→ SHORT EXERCISE
Pick every line from the data that holds the word "this".

A block of data:
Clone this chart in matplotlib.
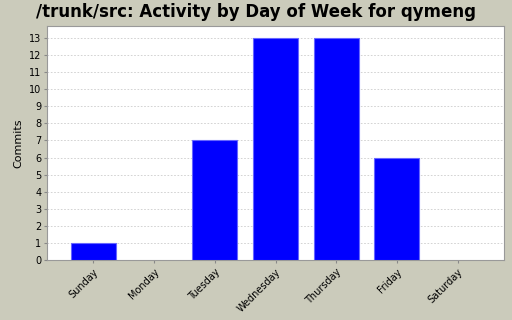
import matplotlib
matplotlib.use('Agg')
import matplotlib.pyplot as plt

days = ['Sunday', 'Monday', 'Tuesday', 'Wednesday', 'Thursday', 'Friday', 'Saturday']
commits = [1, 0, 7, 13, 13, 6, 0]

bg = '#cbcbbb'
fig = plt.figure(figsize=(5.12, 3.2), dpi=100, facecolor=bg)
ax = fig.add_axes([47 / 512, 1 - 260 / 320, 457 / 512, 234 / 320])
ax.set_facecolor('white')

x = list(range(len(days)))
widths = [0.8 if c > 0 else 0 for c in commits]
ax.bar(x, commits, width=0.74, color='#0000ff', edgecolor='#6666ff', linewidth=widths, zorder=3)

ax.set_xlim(-0.765, 6.765)
ax.set_ylim(0, 13.7)
ax.set_yticks(range(0, 14))
ax.set_xticks(x)
ax.set_xticklabels(days, rotation=45, ha='right', rotation_mode='anchor', fontsize=7)
ax.tick_params(axis='y', labelsize=7, length=2, color='#888888', pad=2)
ax.tick_params(axis='x', length=2, color='#888888', pad=3)
ax.grid(axis='y', color='#cccccc', linestyle=(0, (2, 2)), linewidth=0.6, zorder=0)
for s in ax.spines.values():
    s.set_color('#999999')

ax.set_ylabel('Commits', fontsize=8)
fig.text(0.5, 1 - 12 / 320, '/trunk/src: Activity by Day of Week for qymeng',
         ha='center', va='center', fontsize=12, fontweight='bold')

fig.savefig('out.png', dpi=100, facecolor=bg)
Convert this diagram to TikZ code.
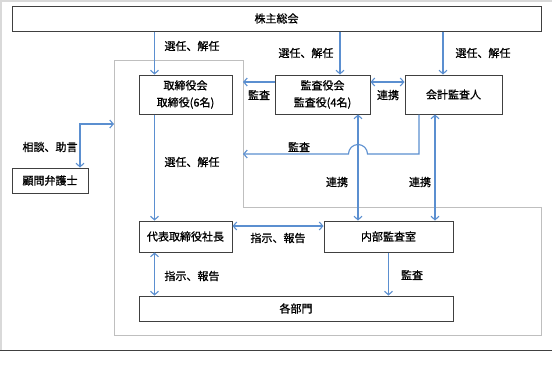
\documentclass[tikz,border=0pt]{standalone}
\usepackage{fontspec}
\setmainfont{Noto Sans CJK JP}
\newfontfamily\medfont{Noto Sans CJK JP}[FakeBold=1]
\usetikzlibrary{arrows.meta}
\definecolor{arrblue}{RGB}{91,143,208}
\definecolor{boxline}{RGB}{64,64,64}
\definecolor{framegrey}{RGB}{191,191,191}
\definecolor{edgegrey}{RGB}{217,217,217}
\tikzset{
  box/.style={draw=boxline, line width=1pt, inner sep=0pt, align=center, font=\medfont\fontsize{11}{17}\selectfont},
  arr/.style={draw=arrblue, line width=1.1pt, -{Straight Barb[length=3.5pt,width=8pt]}},
  darr/.style={draw=arrblue, line width=1.1pt, {Straight Barb[length=3.5pt,width=8pt]}-{Straight Barb[length=3.5pt,width=8pt]}},
  lbl/.style={inner sep=0pt, font=\medfont\fontsize{11}{13}\selectfont}
}
\begin{document}
\begin{tikzpicture}[x=1pt,y=-1pt]
\useasboundingbox[fill=white] (0,0) rectangle (552,376);
% page edges
\draw[edgegrey, line width=1.5pt] (0,1) -- (552,1);
\draw[edgegrey, line width=1.5pt] (1,0) -- (1,350);
\draw[boxline, line width=1pt] (0,350) -- (552,350);
% company frame
\draw[framegrey, line width=1pt] (114,60) -- (243,60) -- (243,207) -- (541,207) -- (541,335) -- (114,335) -- cycle;
\coordinate (frR1) at (243,82);
\coordinate (frR2) at (243,154);
\coordinate (frL) at (114,124);
% boxes
\node[box, minimum width=529pt, minimum height=25pt] (gm) at (276.5,18.5) {株主総会};
\node[box, minimum width=93pt, minimum height=39pt] (tb) at (185.5,94.5) {取締役会\\取締役(6名)};
\node[box, minimum width=95pt, minimum height=39pt] (ka) at (322.5,94.5) {監査役会\\監査役(4名)};
\node[box, minimum width=97pt, minimum height=39pt] (kk) at (453.5,94.5) {会計監査人};
\node[box, minimum width=76pt, minimum height=25pt] (ko) at (50,180.5) {顧問弁護士};
\node[box, minimum width=93pt, minimum height=31pt] (dp) at (185.5,236.5) {代表取締役社長};
\node[box, minimum width=129pt, minimum height=31pt] (nb) at (388.5,236.5) {内部監査室};
\node[box, minimum width=314pt, minimum height=25pt] (bm) at (296,308.5) {各部門};
% helper coordinates
\coordinate (c1) at ([xshift=16pt]tb.north west);
\coordinate (c2) at ([xshift=17.5pt]ka.north);
\coordinate (c3) at ([xshift=-10.5pt]kk.north);
\coordinate (c4) at ([xshift=16pt]tb.south west);
\coordinate (c5) at ([xshift=16pt]dp.south west);
\coordinate (c6) at ([xshift=35.5pt]ka.south);
\coordinate (c7) at ([xshift=-18.5pt]kk.south);
\coordinate (c8) at ([xshift=-34.5pt]kk.south);
\coordinate (c9) at ([xshift=30pt]ko.north);
% connectors
\draw[arr] (gm.south -| c1) -- (c1);
\draw[arr] (gm.south -| c2) -- (c2);
\draw[arr] (gm.south -| c3) -- (c3);
\draw[arr] ([yshift=12.5pt]ka.west) -- (frR1);
\draw[darr] ([yshift=12.5pt]ka.east) -- ([yshift=12.5pt]kk.west);
\draw[arr] (c8) -- (c8 |- frR2) -- (367.5,154) arc[start angle=0, end angle=180, radius=9.5pt] -- (frR2);
\draw[darr] (c6) -- (c6 |- nb.north);
\draw[darr] (c7) -- (c7 |- nb.north);
\draw[arr] (c4) -- (c4 |- dp.north);
\draw[darr] (c9) -- (c9 |- frL) -- (frL);
\draw[darr] ([yshift=10.5pt]nb.west) -- ([yshift=10.5pt]dp.east);
\draw[darr] (c5) -- (c5 |- bm.north);
\draw[arr] (nb.south) -- (nb.south |- bm.north);
% labels
\node[lbl] (l1) at (192,46) {選任、解任};
\node[lbl] (l2) at (306,53) {選任、解任};
\node[lbl] (l3) at (483,53) {選任、解任};
\node[lbl] (l4) at (259,95) {監査};
\node[lbl] (l5) at (388,95) {連携};
\node[lbl] (l6) at (299,147) {監査};
\node[lbl] (l7) at (337,182) {連携};
\node[lbl] (l8) at (420,182) {連携};
\node[lbl] (l9) at (192,162) {選任、解任};
\node[lbl] (l10) at (50,147) {相談、助言};
\node[lbl] (l11) at (278,238) {指示、報告};
\node[lbl] (l12) at (192,276) {指示、報告};
\node[lbl] (l13) at (412,275) {監査};
\end{tikzpicture}
\end{document}
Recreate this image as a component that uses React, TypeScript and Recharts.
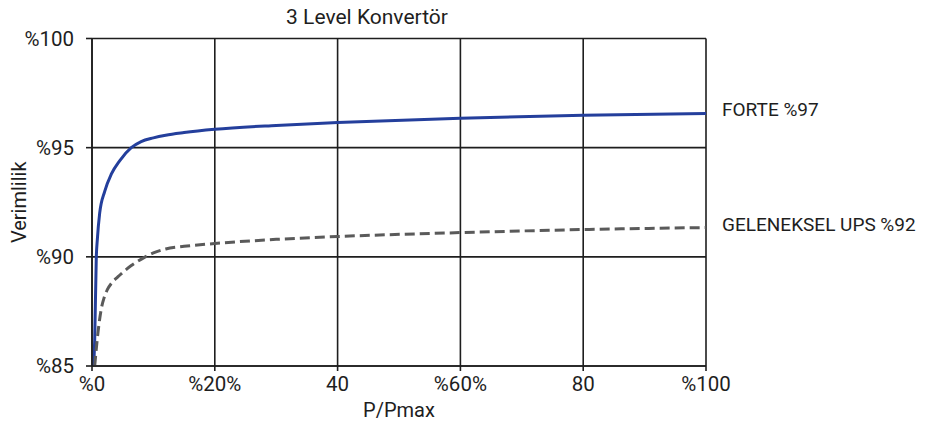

→ EXERCISE ANSWER
Clone this chart in matplotlib.
Convert this diagram to TikZ code.
Recreate this image as a component that uses React, TypeScript and Recharts.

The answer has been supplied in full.